Alejandro Sinisterra

Personal information
- Date of birth: 11 July 1937
- Place of birth: Cali, Colombia
- Date of death: 17 August 2014 (aged 77)
- Position: Goalkeeper

Youth career
- 1949–1956: Deportivo Cali

Senior career*
- Years: Team / Apps / (Gls)
- 1952–1956: Deportivo Cali /  / (0)
- 1956–1960: Atlético Bucaramanga /  / (1)
- 1960–1976: Cúcuta Deportivo / 252 / (11)
- Total:  / 252+ / (12)

Managerial career
- Deportivo Galicia
- Aduana
- Guardia Nacional
- Acord Norte de Santander

= Alejandro Sinisterra =

Colombian footballer (died 2014)

Alejandro Sinisterra (11 July 1937 – 17 August 2014) was a Colombian professional footballer who played as a goalkeeper.

== Club career ==
Sinisterra began his youth career at the Sarmiento Lora School as a striker but he was converted into a goalkeeper due to a lack of playing time. He then played in the academy of Deportivo Cali between 1949 and 1956. He debuted for Deportivo Cali at the age of fifteen in 1952 and beginning in 1954, he scored three goals for the club to become the first Colombian goalkeeper to score a goal.
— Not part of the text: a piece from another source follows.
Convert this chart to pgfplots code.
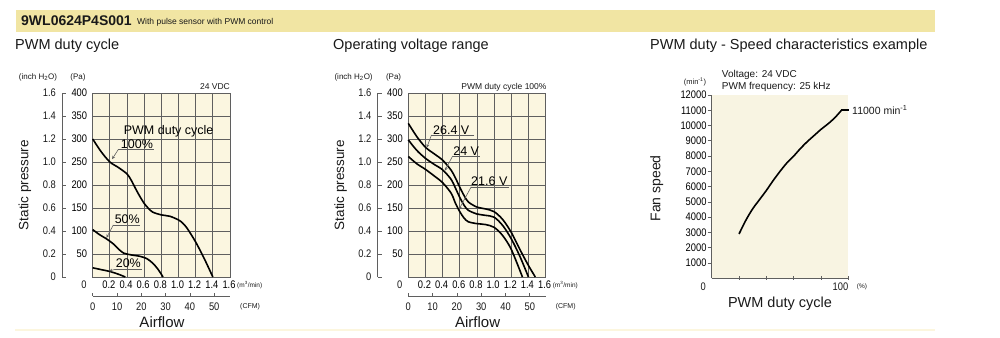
\documentclass[border=0pt]{standalone}
\usepackage{pgfplots}
\pgfplotsset{compat=1.18}
\usepackage{pgfplotstable}
\usetikzlibrary{arrows.meta}
\usepackage{fontspec}
\setmainfont{Liberation Sans}
\newfontfamily\cond[FakeStretch=0.85]{Liberation Sans}
\definecolor{cream}{RGB}{251,246,224}
\definecolor{creamc}{RGB}{248,244,226}
\definecolor{band}{RGB}{241,229,163}
\definecolor{gridc}{RGB}{95,95,95}
\definecolor{txt}{RGB}{25,25,25}
\definecolor{pale}{RGB}{252,246,222}
\newcommand\fs[1]{\fontsize{#1}{#1}\selectfont}
\newcommand\ticks{\cond\fs{11}}

\pgfplotstableread{
x y
0 300
0.1 272
0.2 250
0.3 238
0.4 224
0.45 210
0.5 192
0.55 175
0.6 160
0.65 149
0.7 141
0.8 135
0.9 132
1.0 124
1.05 117
1.1 106
1.2 76
1.3 40
1.4 0
}\dutyA
\pgfplotstableread{
x y
0 103
0.08 92
0.16 83
0.24 72
0.3 61
0.36 52
0.45 48
0.55 45
0.63 40
0.7 30
0.76 17
0.82 0
}\dutyB
\pgfplotstableread{
x y
0 20
0.1 16
0.2 12
0.3 6
0.38 0
}\dutyC
\pgfplotstableread{
x y
0 334
0.1 305
0.2 282
0.3 268
0.4 254
0.5 232
0.55 215
0.6 195
0.65 177
0.7 163
0.8 152
0.9 148
1.0 142
1.1 125
1.2 97
1.3 60
1.4 25
1.48 0
}\voltA
\pgfplotstableread{
x y
0 298
0.1 275
0.2 258
0.3 245
0.4 233
0.5 212
0.55 193
0.6 173
0.65 156
0.7 145
0.8 137
0.9 134
1.0 130
1.1 112
1.2 83
1.3 45
1.4 0
}\voltB
\pgfplotstableread{
x y
0 262
0.1 246
0.2 234
0.3 220
0.4 205
0.5 182
0.55 160
0.6 142
0.65 128
0.7 120
0.8 116
0.9 114
1.0 108
1.1 90
1.2 60
1.33 0
}\voltC
\pgfplotstableread{
x y
20 2900
25 3800
30 4550
35 5150
40 5750
45 6400
50 7000
55 7550
60 8000
65 8500
70 8950
75 9350
80 9750
85 10100
90 10500
95 11000
}\speed
\pgfplotstableread{
x y
95 11000
100.5 11000
}\speedflat

\tikzset{curve/.style={black,line width=1.6pt,smooth,mark=none},
  lead/.style={gridc,line width=0.6pt},
  leadarr/.style={gridc,line width=0.6pt,-{Stealth[length=3.5pt,width=3pt]}},
  lab/.style={inner sep=0pt,font=\fs{12.5}}}

\pgfplotsset{pressaxis/.style={anchor=south west, scale only axis,
  width=137.3pt, height=184pt, xmin=0,xmax=1.6,ymin=0,ymax=400,
  xtick={0,0.2,0.4,0.6,0.8,1.0,1.2,1.4,1.6},
  xticklabels={,0.2,0.4,0.6,0.8,1.0,1.2,1.4,1.6},
  ytick={0,50,100,150,200,250,300,350,400},
  yticklabels={,50,100,150,200,250,300,350,400},
  grid=major, major grid style={gridc,line width=0.9pt},
  axis line style={gridc,line width=0.9pt},
  axis background/.style={fill=cream},
  major tick length=0pt, tick style={draw=none},
  tick label style={font=\ticks},
  xticklabel style={anchor=north,inner sep=0pt,yshift=-4pt,xshift=-1pt},
  yticklabel style={anchor=east,inner sep=0pt,xshift=-5.4pt},
  clip=false}}

\newcommand\pressdecor{%
  \draw[gridc,line width=0.8] (62,60) -- (62,244);
  \foreach \v [count=\i from 0] in {0,0.2,0.4,0.6,0.8,1.0,1.2,1.4,1.6}{
    \draw[gridc,line width=0.8] (62,{60+\i*23}) -- (66,{60+\i*23});
    \node[anchor=east,inner sep=0] at (56,{60+\i*23}) {\ticks\v};
  }
  \node[inner sep=0] at (38,260) {\fs{8}(inch H\textsubscript{2}O)};
  \node[inner sep=0] at (78,260) {\fs{8}(Pa)};
  \node[inner sep=0] at (84,52) {\ticks 0};
  \node[anchor=west,inner sep=0] at (237,52) {\fs{6.5}(m\textsuperscript{3}/min)};
  \draw[gridc,line width=0.8] (92.7,41) -- (230,41);
  \foreach \c in {0,10,20,30,40,50}{
    \pgfmathsetmacro\cx{92.7+\c/35.31/1.6*137.3}
    \draw[gridc,line width=0.8] (\cx,41) -- (\cx,44);
    \node[inner sep=0] at (\cx,30) {\ticks\c};
  }
  \node[anchor=west,inner sep=0] at (240,30) {\fs{7}(CFM)};
  \node[inner sep=0] at (162,15) {\fs{15}Airflow};
  \node[rotate=90,inner sep=0] at (25,152) {\fs{13.5}Static pressure};
}

\begin{document}
\begin{tikzpicture}[font=\color{txt}]
\begin{scope}[x=1pt,y=1pt]
\path[use as bounding box] (0,0) rectangle (1000,337);
\fill[band] (16,305) rectangle (935,326.5);
\fill[pale] (15,6) rectangle (935,8.5);
\node[anchor=west,inner sep=0] at (21,316) {\fs{14}\bfseries 9WL0624P4S001};
\node[anchor=west,inner sep=0] at (137,315) {\fs{8.5}With pulse sensor with PWM control};
\node[anchor=west,inner sep=0] at (15,291) {\fs{14.5}PWM duty cycle};
\node[anchor=west,inner sep=0] at (333,291) {\fs{14.5}Operating voltage range};
\node[anchor=west,inner sep=0] at (650,291) {\fs{14.5}PWM duty - Speed characteristics example};
\pressdecor
\node[anchor=east,inner sep=0] at (230,250) {\fs{8.5}24 VDC};
\end{scope}
\begin{scope}[x=1pt,y=1pt,xshift=315.6pt]
\pressdecor
\node[anchor=east,inner sep=0] at (231.1,250) {\fs{8.5}PWM duty cycle 100\%};
\end{scope}

% Chart 1
\begin{axis}[pressaxis, at={(92.7pt,60pt)}]
\addplot[curve] table {\dutyA};
\addplot[curve] table {\dutyB};
\addplot[curve] table {\dutyC};
\node[lab] at (axis cs:0.885,316) {PWM duty cycle};
\node[lab] at (axis cs:0.516,288) {100\%};
\draw[lead] (axis cs:0.714,277.6) -- (axis cs:0.30,277.6);
\draw[leadarr] (axis cs:0.30,277.6) -- (axis cs:0.225,256);
\node[lab] at (axis cs:0.403,126) {50\%};
\draw[lead] (axis cs:0.55,113) -- (axis cs:0.24,113);
\draw[leadarr] (axis cs:0.24,113) -- (axis cs:0.16,85);
\node[lab] at (axis cs:0.415,29) {20\%};
\draw[lead] (axis cs:0.57,16.7) -- (axis cs:0.26,16.7);
\draw[leadarr] (axis cs:0.26,16.7) -- (axis cs:0.19,12.8);
\end{axis}

% Chart 2
\begin{axis}[pressaxis, at={(408.3pt,60pt)}]
\addplot[curve] table {\voltA};
\addplot[curve] table {\voltB};
\addplot[curve] table {\voltC};
\node[lab] at (axis cs:0.50,320) {26.4 V};
\draw[lead] (axis cs:0.77,308.7) -- (axis cs:0.27,308.7);
\draw[leadarr] (axis cs:0.27,308.7) -- (axis cs:0.215,281);
\node[lab] at (axis cs:0.675,273) {24 V};
\draw[lead] (axis cs:0.83,263) -- (axis cs:0.517,263);
\draw[leadarr] (axis cs:0.517,263) -- (axis cs:0.425,231);
\node[lab] at (axis cs:0.944,208) {21.6 V};
\draw[lead] (axis cs:1.176,196) -- (axis cs:0.733,196);
\draw[leadarr] (axis cs:0.733,196) -- (axis cs:0.59,147);
\end{axis}

% Chart 3
\begin{axis}[at={(711.7pt,58.7pt)}, anchor=south west, scale only axis,
  width=136.6pt, height=183.3pt, xmin=0,xmax=100,ymin=0,ymax=12000,
  axis lines*=left, axis line style={gridc,line width=0.8pt},
  axis background/.style={fill=creamc},
  xtick=\empty, ytick={1000,2000,3000,4000,5000,6000,7000,8000,9000,10000,11000,12000},
  yticklabels={1000,2000,3000,4000,5000,6000,7000,8000,9000,10000,11000,12000},
  scaled y ticks=false, tick align=outside, major tick length=4pt,
  tick style={gridc,line width=0.8pt},
  yticklabel style={font=\ticks,anchor=east,inner sep=0pt,xshift=-1pt},
  clip=false]
\addplot[curve] table {\speed};
\addplot[black,line width=1.6pt,mark=none] table {\speedflat};
\pgfplotsinvokeforeach{20,40,60,80,100}{
  \draw[gridc,line width=0.8pt] (axis cs:#1,0) ++(0pt,-1.5pt) -- ++(0pt,4pt);
}
\end{axis}
\begin{scope}[x=1pt,y=1pt]
\node[inner sep=0] at (695,255.3) {\fs{7.5}(min\textsuperscript{-1})};
\node[anchor=west,inner sep=0] at (721.7,262) {\fs{10}Voltage: 24 VDC};
\node[anchor=west,inner sep=0] at (721.7,250.3) {\fs{10}PWM frequency: 25 kHz};
\node[rotate=90,inner sep=0] at (656.7,148.7) {\fs{14}Fan speed};
\node[inner sep=0] at (703.3,50) {\ticks 0};
\node[inner sep=0] at (840.5,50) {\ticks 100};
\node[inner sep=0] at (862,50) {\fs{6.5}(\%)};
\node[inner sep=0] at (780,33.7) {\fs{14.5}PWM duty cycle};
\node[anchor=west,inner sep=0] at (852,227) {\fs{10.5}11000 min\textsuperscript{-1}};
\end{scope}
\end{tikzpicture}
\end{document}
He made the move to Atlético Bucaramanga in 1956 and he scored two goals for the club in 1958. He left in 1960.

He left to join Cúcuta Deportivo, where he made 251 appearances. He did not score during his first eight years at the club until he was called up to take a penalty during the match against Independiente Medellín in which José Omar Verdún was sent off. He scored eight goals for the club, all penalties, between 1968 and 1969, but he was no longer the designated penalty taker for the club in 1970 after his ninth penalty kick was saved by Independiente Santa Fe goalkeeper Manuel Ovejero.

He retired in 1976 and he had scored thirteen competitive goals and sixteen (possibly up to thirty-one goals according to one of his sons) total goals including friendlies. Sinisterra's goalscoring record as a goalkeeper in the Liga DIMAYOR stood until it was broken by René Higuita in 1999.

== Managerial career ==
After 1976, he managed Deportivo Galicia, Aduana, Guardia Nacional, and Acord Norte de Santander.

== Personal life ==
He married Alix Martínez de Sinisterra and they had six children together, five of which were: Alfredo Rodolfo, Jesús Alejandro, Luz Amparo, Alix María, and Marta Patricia.

He died on 17 August 2014 at the age of 77 after a cardiac arrest.